En alguna ocasión fui invitado a unirme a las filas del M-19, una tarde de sábado de 1980. Llegaron a mi trabajo -en Inravisión de la avenida Eldorado, donde me desempeñaba como locutor de la Radio Nacional- dos amigos que justo ese día supe que permanecían a esa agrupación. Subimos a la terraza del edificio en busca de privacidad y allá, tras enterarme de su militancia armada, hicieron la propuesta. Pero yo en esos días andaba sumergido hasta los tuétanos en la lectura de los grandes clásicos de la literatura, sobre todo la francesa, en lo que comenzaba a constituir mi más grande descubrimiento vital. O sea, no me interesaba nada diferente a seguir leyendo (desde Baudelaire y Sartre hasta los poetas malditos) y creo no equivocarme si la respuesta que les di fue también literaria: “mi mejor arma es la pluma”.

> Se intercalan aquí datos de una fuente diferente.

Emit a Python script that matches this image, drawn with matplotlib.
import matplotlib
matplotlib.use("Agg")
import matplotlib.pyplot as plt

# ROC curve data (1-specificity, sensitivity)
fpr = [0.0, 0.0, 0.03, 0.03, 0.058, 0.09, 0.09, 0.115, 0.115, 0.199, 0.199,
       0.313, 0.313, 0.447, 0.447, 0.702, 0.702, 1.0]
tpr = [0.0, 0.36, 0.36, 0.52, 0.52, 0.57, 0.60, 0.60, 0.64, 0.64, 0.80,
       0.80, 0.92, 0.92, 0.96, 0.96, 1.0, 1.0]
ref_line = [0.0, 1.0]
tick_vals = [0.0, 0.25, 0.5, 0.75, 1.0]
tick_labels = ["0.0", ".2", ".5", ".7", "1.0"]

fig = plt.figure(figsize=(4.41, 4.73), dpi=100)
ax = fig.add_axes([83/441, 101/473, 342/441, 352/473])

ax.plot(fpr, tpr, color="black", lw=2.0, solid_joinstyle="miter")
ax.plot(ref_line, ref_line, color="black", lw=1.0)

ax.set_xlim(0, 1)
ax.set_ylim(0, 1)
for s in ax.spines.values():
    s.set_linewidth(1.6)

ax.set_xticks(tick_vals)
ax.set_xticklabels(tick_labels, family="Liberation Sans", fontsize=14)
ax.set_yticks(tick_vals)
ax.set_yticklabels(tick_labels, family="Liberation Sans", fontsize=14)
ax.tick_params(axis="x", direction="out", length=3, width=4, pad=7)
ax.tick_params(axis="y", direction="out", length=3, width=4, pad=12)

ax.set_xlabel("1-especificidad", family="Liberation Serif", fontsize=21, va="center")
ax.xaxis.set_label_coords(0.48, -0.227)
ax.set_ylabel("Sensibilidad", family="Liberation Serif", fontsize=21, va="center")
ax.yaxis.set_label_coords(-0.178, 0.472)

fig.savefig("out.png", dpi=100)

Tan largo prolegómeno por fin me acerca al tema de esta columna, la elección del nuevo presidente de Colombia mañana 19 de junio, en lo que constituye una jornada histórica definitiva. Para el que hoy escribe, el horizonte se bifurca en dos opciones claras (bueno, una clara y otra oscura), en forma de carisellazo: el cambio o la perpetuación del desmadre. Y como en la moneda al aire decide el azar, porque las encuestas hablan de un empate técnico en las preferencias, mitad y mitad.

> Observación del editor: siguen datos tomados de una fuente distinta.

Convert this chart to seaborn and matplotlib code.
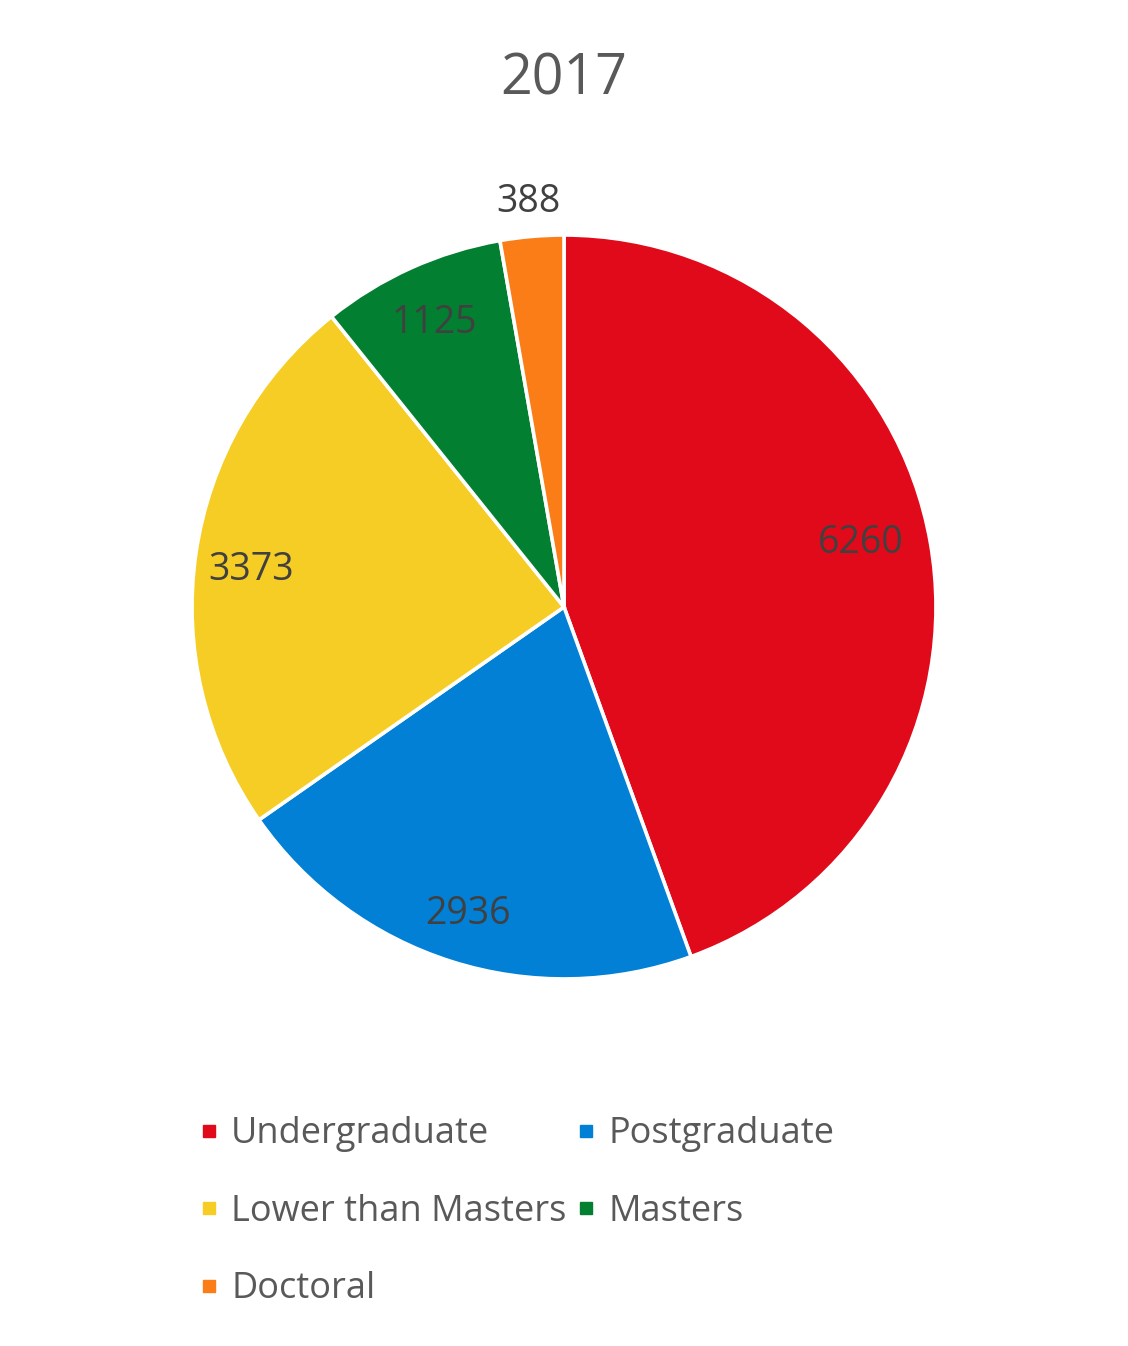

No nos llamemos a engaño, Colombia no se merece la desgracia de tener como presidente a un tipo indigno de cualquier muestra de respeto como Rodolfo Hernández, quien se presenta como adalid de la lucha contra los corruptos pero carga con una imputación penal de la Fiscalía por corrupción, y cuyo temperamento deja entrever a un astuto anciano cascarrabias que invierte parte de su inmensa fortuna en satisfacer el anhelo narcisista de hacerse elegir presidente de Colombia con videos de TikTok y actos histriónicos que atrapan la simpatía de los más ignorantes, ávidos de entretenimiento. Como cualquier saltimbanqui callejero frente a su público de ocasión.

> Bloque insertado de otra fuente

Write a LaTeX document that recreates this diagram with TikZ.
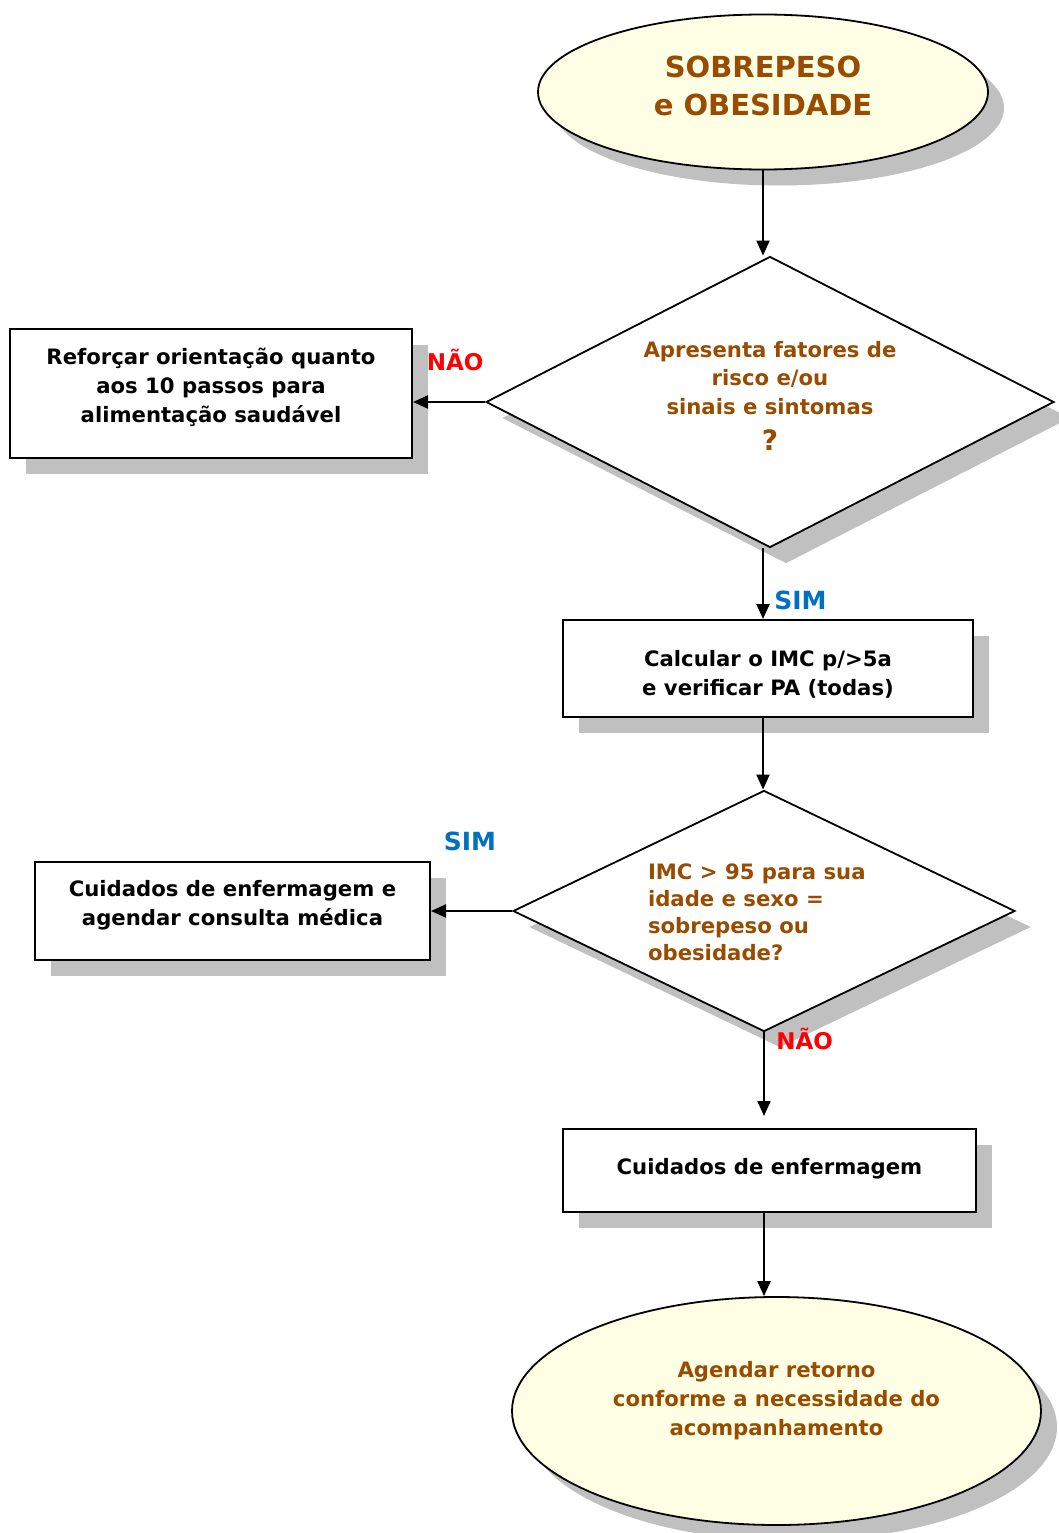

Cuando hablé arriba de “patria o muerte” no fue en su primigenia concepción guerrillera, sino como constancia de estar abocados a elegir uno de dos senderos: la posibilidad de un triunfo de Gustavo Petro que desde una perspectiva de Pacto Histórico abra las compuertas del poder a la construcción de una nación donde quepamos todos, o una opción arcaica, primitiva, fatídica y mortal, la de seguir atrapados en una espiral de violencia y corrupción cuya solución sin duda alguna no se encuentra en las manos del farsante santandereano ya descrito, quien quedaría atrapado por las fuerzas oscuras que hoy luchan afanosamente por sentarlo en el solio de Bolívar, para manejarlo a su antojo.
Digo también patria o muerte porque empeñé mi pluma en la tarea de influir en la voluntad de los colombianos para convencerlos del peligro o la inutilidad de elegir a ese sujeto, pero tuve una salida en falso acompañada de una seguidilla de errores que condujeron a un golpe -diríase también mortal- a mi credibilidad como periodista.
Patria o muerte traduce entonces la posibilidad de continuar mi vida profesional ligado a una propuesta política renovadora de las costumbres y afín a la búsqueda de justicia social, o la consolidación de un gobierno encabezado por un paisano al que no sería exagerado decir que reté a duelo y cuya batalla perdí, por una ejecución de mandoble en la que llevado por una salida emocional en falso me autoinfligí una herida letal, no sé aún si irreparable.
Tengo entonces perfectamente claro que si mañana ganara Rodolfo Hernández, mi vida se haría invivible, valga la redundancia. Ante la imposibilidad física y moral de vivir en semejante asco de país (gobernados por un megalómano bravucón) tendría que ir pensando en emigrar allende las fronteras, o buscar una salida más creativa, desde la óptica de la dignidad.
Post Scriptum: Si hay un segundo daño que necesito reparar -además del que atañe a mi autoestima severamente lesionada- es el que le causé a la casa editorial que con generosidad me acogió durante siete largos años, y cuyo prestigio se vio afectado por la seguidilla de errores que cometí en esa jornada fatal: sobredimensioné las expectativas cuando hablé de pruebas donde había indicios y, al día siguiente, llevado por la ansiedad del feroz matoneo al que me vi sometido, caí en la ingenuidad de pedirle a don Fidel Cano que retirara mi columna, creyendo falsamente que mi honestidad intelectual se vería compensada con comprensión colectiva. Craso error, porque se me vino el mundo encima. Pero esto ya será tema de otra columna.